• _DATA TO PROCESS_:
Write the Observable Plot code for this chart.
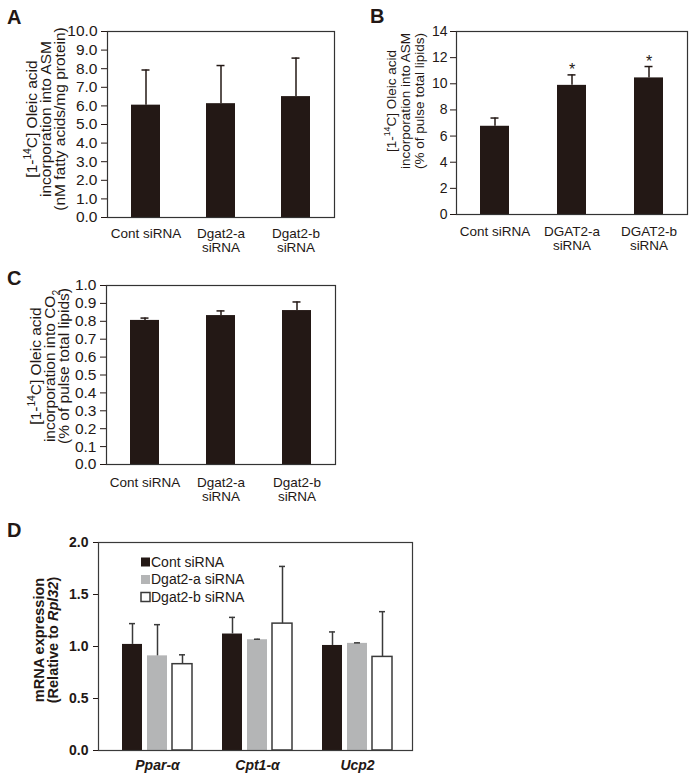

---

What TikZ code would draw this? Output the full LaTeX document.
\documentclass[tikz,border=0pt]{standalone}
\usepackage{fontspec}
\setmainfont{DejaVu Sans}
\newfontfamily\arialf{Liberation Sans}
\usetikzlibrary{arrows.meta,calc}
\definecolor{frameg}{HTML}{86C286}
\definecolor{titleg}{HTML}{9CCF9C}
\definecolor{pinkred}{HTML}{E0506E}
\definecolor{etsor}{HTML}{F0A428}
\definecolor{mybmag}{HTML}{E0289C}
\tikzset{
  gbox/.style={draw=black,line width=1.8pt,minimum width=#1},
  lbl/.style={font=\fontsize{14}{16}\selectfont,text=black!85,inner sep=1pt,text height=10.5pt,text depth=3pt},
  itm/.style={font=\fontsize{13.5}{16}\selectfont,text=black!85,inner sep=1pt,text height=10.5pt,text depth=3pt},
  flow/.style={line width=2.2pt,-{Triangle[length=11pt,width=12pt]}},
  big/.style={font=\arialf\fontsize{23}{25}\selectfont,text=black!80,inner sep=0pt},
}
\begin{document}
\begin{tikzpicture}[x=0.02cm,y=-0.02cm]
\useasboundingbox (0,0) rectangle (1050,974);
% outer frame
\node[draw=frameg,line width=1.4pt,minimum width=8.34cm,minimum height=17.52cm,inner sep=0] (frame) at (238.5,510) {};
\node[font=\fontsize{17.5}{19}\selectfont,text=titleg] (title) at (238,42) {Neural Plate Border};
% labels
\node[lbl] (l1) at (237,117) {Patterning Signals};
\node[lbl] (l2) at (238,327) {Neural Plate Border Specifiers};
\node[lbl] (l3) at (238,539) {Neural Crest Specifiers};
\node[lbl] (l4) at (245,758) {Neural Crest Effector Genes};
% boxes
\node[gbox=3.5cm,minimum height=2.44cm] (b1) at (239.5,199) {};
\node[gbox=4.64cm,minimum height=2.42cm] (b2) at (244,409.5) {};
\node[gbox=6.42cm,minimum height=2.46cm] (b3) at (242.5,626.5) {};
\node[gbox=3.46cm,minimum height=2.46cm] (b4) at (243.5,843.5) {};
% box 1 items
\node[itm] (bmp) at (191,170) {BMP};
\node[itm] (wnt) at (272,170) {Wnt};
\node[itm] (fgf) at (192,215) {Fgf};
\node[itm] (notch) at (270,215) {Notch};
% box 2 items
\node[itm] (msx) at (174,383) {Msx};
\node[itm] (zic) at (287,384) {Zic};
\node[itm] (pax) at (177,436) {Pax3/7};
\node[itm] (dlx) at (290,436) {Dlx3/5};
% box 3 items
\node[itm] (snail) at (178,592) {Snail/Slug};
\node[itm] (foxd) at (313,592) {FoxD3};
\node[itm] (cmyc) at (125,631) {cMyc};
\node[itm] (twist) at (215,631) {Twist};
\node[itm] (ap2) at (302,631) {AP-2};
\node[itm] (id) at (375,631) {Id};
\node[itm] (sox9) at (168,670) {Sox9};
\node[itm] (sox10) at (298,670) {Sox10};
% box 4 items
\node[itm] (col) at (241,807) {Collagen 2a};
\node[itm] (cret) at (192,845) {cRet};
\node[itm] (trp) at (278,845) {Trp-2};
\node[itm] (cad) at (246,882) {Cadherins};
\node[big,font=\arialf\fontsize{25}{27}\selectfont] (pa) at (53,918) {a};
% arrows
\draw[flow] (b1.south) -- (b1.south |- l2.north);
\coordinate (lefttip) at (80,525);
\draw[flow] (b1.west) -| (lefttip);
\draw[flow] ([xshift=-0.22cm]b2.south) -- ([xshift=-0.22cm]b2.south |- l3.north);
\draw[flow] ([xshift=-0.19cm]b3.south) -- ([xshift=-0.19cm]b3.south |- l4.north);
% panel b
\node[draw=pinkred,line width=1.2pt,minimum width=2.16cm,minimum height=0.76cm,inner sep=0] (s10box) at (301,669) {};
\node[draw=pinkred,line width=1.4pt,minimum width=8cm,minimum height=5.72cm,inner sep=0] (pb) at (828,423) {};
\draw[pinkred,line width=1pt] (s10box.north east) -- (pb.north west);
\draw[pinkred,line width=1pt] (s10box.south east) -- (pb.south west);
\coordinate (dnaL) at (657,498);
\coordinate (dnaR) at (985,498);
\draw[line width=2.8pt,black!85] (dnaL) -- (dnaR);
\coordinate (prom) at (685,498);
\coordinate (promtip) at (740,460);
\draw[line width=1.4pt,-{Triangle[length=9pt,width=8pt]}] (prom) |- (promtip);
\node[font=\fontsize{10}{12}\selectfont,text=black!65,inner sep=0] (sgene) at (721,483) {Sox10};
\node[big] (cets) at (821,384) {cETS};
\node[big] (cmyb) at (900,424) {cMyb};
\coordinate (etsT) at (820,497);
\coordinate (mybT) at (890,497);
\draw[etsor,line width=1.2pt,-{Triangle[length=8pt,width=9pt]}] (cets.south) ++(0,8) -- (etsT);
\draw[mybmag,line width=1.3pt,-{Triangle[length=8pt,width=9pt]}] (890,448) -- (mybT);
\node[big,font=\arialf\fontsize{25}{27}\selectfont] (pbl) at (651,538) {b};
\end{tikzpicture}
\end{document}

...

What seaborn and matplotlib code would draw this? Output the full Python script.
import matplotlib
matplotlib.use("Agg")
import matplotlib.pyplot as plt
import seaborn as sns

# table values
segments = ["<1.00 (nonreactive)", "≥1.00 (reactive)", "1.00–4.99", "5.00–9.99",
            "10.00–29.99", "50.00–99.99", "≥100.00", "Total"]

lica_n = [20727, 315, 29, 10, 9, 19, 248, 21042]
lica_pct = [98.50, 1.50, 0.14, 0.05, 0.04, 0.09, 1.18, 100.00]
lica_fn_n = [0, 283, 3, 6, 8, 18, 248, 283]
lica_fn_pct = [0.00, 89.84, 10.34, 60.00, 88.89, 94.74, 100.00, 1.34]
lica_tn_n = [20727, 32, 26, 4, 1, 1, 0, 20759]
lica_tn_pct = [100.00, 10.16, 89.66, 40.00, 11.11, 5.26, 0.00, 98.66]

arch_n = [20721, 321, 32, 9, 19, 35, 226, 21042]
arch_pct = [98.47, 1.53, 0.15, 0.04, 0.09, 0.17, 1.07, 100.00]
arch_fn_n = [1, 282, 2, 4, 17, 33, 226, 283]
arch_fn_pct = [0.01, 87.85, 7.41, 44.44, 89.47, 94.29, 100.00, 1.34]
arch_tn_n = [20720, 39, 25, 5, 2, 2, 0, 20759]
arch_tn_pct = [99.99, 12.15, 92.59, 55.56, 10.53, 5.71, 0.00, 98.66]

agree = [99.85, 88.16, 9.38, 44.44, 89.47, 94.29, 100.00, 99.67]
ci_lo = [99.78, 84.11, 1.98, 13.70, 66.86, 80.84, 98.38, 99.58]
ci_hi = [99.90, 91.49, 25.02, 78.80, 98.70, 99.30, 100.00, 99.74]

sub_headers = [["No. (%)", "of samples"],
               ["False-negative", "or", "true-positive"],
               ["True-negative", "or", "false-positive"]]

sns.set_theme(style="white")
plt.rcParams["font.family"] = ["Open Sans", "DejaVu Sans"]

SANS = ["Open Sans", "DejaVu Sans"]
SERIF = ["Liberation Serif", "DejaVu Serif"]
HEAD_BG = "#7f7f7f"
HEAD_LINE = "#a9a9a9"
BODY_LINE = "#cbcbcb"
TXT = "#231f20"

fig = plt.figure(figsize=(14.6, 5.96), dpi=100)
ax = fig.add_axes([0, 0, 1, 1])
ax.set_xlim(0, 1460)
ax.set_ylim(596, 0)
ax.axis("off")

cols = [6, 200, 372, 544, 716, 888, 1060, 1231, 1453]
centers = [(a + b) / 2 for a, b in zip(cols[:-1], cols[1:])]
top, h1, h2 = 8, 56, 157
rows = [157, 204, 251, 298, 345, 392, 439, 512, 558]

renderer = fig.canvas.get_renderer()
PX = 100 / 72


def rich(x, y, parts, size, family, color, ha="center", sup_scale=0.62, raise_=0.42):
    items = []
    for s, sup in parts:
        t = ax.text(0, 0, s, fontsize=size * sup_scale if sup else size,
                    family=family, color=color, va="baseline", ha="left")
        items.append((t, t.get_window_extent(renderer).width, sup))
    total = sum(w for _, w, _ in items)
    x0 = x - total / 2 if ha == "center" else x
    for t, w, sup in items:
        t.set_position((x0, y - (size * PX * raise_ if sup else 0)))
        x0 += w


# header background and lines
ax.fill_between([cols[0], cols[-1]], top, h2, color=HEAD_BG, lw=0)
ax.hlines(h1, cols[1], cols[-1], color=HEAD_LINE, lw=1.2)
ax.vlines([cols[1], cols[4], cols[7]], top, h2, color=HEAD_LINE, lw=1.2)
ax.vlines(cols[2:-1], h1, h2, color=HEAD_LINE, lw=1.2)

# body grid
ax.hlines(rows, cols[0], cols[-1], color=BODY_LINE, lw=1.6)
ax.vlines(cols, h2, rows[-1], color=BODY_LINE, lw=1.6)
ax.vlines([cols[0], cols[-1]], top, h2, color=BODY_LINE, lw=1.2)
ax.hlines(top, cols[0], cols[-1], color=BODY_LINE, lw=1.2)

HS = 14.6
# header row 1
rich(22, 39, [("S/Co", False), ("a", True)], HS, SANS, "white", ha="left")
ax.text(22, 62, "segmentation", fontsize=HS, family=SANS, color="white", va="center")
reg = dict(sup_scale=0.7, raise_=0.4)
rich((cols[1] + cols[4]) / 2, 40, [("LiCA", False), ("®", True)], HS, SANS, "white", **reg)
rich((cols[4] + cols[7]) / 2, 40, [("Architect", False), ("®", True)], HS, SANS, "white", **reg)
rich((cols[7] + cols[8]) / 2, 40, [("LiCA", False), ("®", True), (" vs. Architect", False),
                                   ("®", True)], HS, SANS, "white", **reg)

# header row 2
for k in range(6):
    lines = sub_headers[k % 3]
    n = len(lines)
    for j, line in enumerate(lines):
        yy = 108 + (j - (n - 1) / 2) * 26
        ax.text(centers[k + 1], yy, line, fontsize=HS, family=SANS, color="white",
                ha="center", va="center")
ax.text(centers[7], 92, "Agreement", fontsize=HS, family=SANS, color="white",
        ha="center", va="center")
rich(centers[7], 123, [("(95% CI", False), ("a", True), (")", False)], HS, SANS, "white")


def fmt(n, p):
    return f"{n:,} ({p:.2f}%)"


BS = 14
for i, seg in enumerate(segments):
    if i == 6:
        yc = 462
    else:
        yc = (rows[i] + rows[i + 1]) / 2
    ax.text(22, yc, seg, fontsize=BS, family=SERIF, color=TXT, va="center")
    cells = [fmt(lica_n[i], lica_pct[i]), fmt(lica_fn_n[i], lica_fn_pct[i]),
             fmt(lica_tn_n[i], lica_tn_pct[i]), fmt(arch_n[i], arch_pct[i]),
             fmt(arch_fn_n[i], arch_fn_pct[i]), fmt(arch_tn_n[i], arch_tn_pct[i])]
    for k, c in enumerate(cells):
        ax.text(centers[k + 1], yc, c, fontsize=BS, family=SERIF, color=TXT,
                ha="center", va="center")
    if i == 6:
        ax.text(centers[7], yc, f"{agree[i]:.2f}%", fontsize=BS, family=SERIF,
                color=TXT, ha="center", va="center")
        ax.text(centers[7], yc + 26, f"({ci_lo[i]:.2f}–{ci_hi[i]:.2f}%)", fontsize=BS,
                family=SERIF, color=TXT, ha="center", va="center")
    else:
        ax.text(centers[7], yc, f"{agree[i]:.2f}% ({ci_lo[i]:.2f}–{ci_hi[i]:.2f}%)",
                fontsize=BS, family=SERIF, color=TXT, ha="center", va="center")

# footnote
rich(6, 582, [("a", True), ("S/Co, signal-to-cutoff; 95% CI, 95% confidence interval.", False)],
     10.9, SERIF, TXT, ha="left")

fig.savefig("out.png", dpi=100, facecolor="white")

• _REQUIREMENTS_:
Show each line holding the word "would".

• _FULL RESPONSE_:
What TikZ code would draw this? Output the full LaTeX document.
What seaborn and matplotlib code would draw this? Output the full Python script.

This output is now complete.